Repeat verbatim only the lines from the one with "Give me the TikZ source for this diagram." through the one with "(reg) at (76,70)", both ends kept. Pictures stay out.

--- start RECORDS FOR PROCESSING ---

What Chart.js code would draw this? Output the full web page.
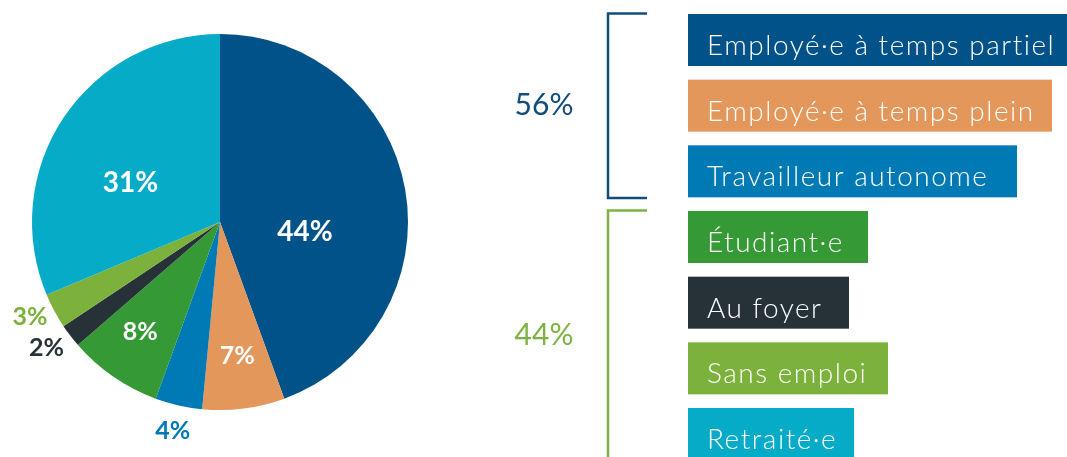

--- end RECORDS FOR PROCESSING ---
--- start RECORDS FOR PROCESSING ---

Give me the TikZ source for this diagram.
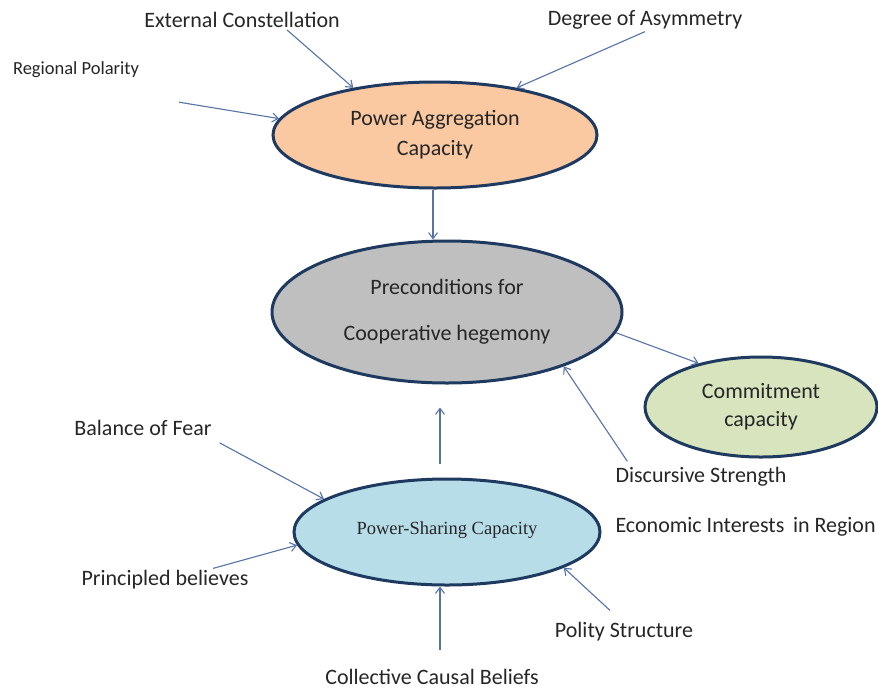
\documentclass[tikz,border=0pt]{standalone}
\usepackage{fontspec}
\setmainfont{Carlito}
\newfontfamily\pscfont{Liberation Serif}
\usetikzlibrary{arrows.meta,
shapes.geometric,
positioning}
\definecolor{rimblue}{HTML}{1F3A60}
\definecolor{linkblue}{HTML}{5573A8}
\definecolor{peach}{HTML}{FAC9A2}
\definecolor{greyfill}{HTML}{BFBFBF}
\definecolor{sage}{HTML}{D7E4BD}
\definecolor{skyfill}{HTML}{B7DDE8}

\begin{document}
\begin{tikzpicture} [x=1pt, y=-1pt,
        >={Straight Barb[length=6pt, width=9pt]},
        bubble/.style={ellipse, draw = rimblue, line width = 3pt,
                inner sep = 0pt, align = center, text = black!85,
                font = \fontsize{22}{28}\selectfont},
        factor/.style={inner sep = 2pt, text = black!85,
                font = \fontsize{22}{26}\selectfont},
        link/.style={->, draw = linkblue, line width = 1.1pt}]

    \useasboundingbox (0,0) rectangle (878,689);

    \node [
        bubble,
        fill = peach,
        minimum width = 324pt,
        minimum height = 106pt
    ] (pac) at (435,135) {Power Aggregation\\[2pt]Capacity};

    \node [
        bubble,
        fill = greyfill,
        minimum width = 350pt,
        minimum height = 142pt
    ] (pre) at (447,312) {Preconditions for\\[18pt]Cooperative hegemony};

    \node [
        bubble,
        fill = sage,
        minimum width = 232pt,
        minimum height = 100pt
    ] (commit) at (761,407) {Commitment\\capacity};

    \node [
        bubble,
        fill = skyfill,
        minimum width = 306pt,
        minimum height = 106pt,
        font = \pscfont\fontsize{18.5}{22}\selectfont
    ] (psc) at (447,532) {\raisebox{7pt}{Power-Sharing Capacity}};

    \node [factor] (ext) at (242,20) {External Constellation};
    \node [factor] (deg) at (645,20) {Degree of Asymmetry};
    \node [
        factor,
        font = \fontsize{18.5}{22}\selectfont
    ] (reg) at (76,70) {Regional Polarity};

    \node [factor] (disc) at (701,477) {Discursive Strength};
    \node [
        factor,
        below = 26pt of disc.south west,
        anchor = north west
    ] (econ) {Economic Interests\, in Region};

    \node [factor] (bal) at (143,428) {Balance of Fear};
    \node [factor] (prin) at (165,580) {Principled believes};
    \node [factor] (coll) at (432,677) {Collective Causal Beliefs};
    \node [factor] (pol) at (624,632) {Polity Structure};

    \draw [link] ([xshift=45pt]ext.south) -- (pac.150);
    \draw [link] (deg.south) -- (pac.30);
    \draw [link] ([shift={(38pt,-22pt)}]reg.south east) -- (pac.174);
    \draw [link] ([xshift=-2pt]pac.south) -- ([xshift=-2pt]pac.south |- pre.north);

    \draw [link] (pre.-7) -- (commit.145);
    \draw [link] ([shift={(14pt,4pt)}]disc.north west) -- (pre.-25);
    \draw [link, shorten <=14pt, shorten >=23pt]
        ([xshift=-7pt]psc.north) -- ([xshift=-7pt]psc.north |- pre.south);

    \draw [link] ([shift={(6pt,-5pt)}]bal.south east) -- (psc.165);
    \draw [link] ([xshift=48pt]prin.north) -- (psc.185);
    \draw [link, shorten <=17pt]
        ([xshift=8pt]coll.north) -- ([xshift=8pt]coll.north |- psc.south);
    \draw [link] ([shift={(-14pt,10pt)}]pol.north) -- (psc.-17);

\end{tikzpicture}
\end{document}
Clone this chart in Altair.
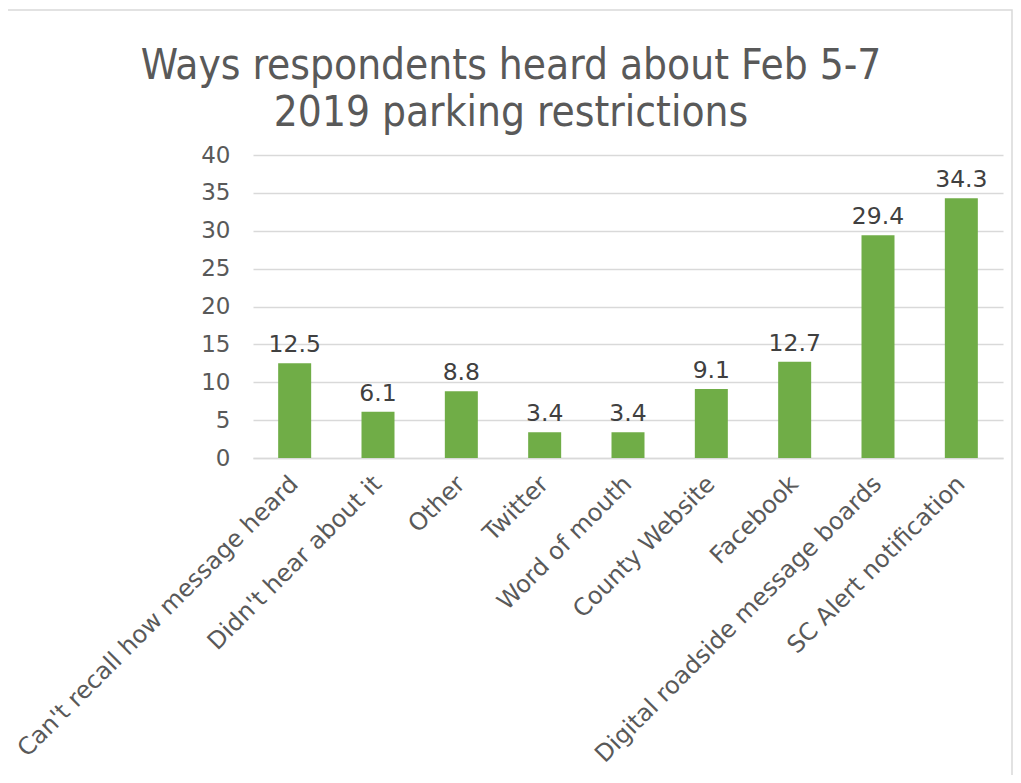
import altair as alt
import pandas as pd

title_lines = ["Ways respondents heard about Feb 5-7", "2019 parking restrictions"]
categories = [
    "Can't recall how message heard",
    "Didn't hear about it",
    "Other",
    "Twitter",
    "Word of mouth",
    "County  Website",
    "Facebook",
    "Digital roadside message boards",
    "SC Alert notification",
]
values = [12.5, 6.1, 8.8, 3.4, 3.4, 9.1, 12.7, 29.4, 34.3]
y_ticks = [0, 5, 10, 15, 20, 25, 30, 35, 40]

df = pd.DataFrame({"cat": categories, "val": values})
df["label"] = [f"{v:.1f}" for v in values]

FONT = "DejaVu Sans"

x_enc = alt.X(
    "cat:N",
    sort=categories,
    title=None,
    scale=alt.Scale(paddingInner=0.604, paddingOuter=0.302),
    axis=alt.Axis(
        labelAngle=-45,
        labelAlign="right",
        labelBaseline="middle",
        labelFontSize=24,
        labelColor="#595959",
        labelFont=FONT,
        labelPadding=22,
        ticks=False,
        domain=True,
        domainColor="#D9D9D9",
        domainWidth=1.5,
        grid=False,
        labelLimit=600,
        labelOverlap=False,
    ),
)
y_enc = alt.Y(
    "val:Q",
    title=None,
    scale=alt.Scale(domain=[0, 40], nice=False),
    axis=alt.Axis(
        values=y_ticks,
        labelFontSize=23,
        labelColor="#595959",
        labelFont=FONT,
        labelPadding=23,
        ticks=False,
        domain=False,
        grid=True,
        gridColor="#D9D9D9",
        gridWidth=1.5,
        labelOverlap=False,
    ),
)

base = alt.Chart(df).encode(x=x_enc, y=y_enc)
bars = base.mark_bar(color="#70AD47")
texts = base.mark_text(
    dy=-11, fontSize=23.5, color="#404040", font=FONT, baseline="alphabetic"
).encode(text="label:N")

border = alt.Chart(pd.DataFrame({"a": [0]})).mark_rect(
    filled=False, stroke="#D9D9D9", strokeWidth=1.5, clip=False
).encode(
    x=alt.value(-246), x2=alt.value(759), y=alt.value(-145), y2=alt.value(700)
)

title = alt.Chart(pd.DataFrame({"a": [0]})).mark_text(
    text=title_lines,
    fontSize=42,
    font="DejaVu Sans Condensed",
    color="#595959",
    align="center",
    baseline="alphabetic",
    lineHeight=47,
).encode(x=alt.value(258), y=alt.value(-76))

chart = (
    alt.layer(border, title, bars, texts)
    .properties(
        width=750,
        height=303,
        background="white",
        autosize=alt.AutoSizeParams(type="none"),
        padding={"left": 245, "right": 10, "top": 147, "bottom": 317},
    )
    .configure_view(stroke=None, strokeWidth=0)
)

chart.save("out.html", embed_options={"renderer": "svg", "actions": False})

--- end RECORDS FOR PROCESSING ---

**OUTPUT:**
Give me the TikZ source for this diagram.
\documentclass[tikz,border=0pt]{standalone}
\usepackage{fontspec}
\setmainfont{Carlito}
\newfontfamily\pscfont{Liberation Serif}
\usetikzlibrary{arrows.meta,
shapes.geometric,
positioning}
\definecolor{rimblue}{HTML}{1F3A60}
\definecolor{linkblue}{HTML}{5573A8}
\definecolor{peach}{HTML}{FAC9A2}
\definecolor{greyfill}{HTML}{BFBFBF}
\definecolor{sage}{HTML}{D7E4BD}
\definecolor{skyfill}{HTML}{B7DDE8}

\begin{document}
\begin{tikzpicture} [x=1pt, y=-1pt,
        >={Straight Barb[length=6pt, width=9pt]},
        bubble/.style={ellipse, draw = rimblue, line width = 3pt,
                inner sep = 0pt, align = center, text = black!85,
                font = \fontsize{22}{28}\selectfont},
        factor/.style={inner sep = 2pt, text = black!85,
                font = \fontsize{22}{26}\selectfont},
        link/.style={->, draw = linkblue, line width = 1.1pt}]

    \useasboundingbox (0,0) rectangle (878,689);

    \node [
        bubble,
        fill = peach,
        minimum width = 324pt,
        minimum height = 106pt
    ] (pac) at (435,135) {Power Aggregation\\[2pt]Capacity};

    \node [
        bubble,
        fill = greyfill,
        minimum width = 350pt,
        minimum height = 142pt
    ] (pre) at (447,312) {Preconditions for\\[18pt]Cooperative hegemony};

    \node [
        bubble,
        fill = sage,
        minimum width = 232pt,
        minimum height = 100pt
    ] (commit) at (761,407) {Commitment\\capacity};

    \node [
        bubble,
        fill = skyfill,
        minimum width = 306pt,
        minimum height = 106pt,
        font = \pscfont\fontsize{18.5}{22}\selectfont
    ] (psc) at (447,532) {\raisebox{7pt}{Power-Sharing Capacity}};

    \node [factor] (ext) at (242,20) {External Constellation};
    \node [factor] (deg) at (645,20) {Degree of Asymmetry};
    \node [
        factor,
        font = \fontsize{18.5}{22}\selectfont
    ] (reg) at (76,70) {Regional Polarity};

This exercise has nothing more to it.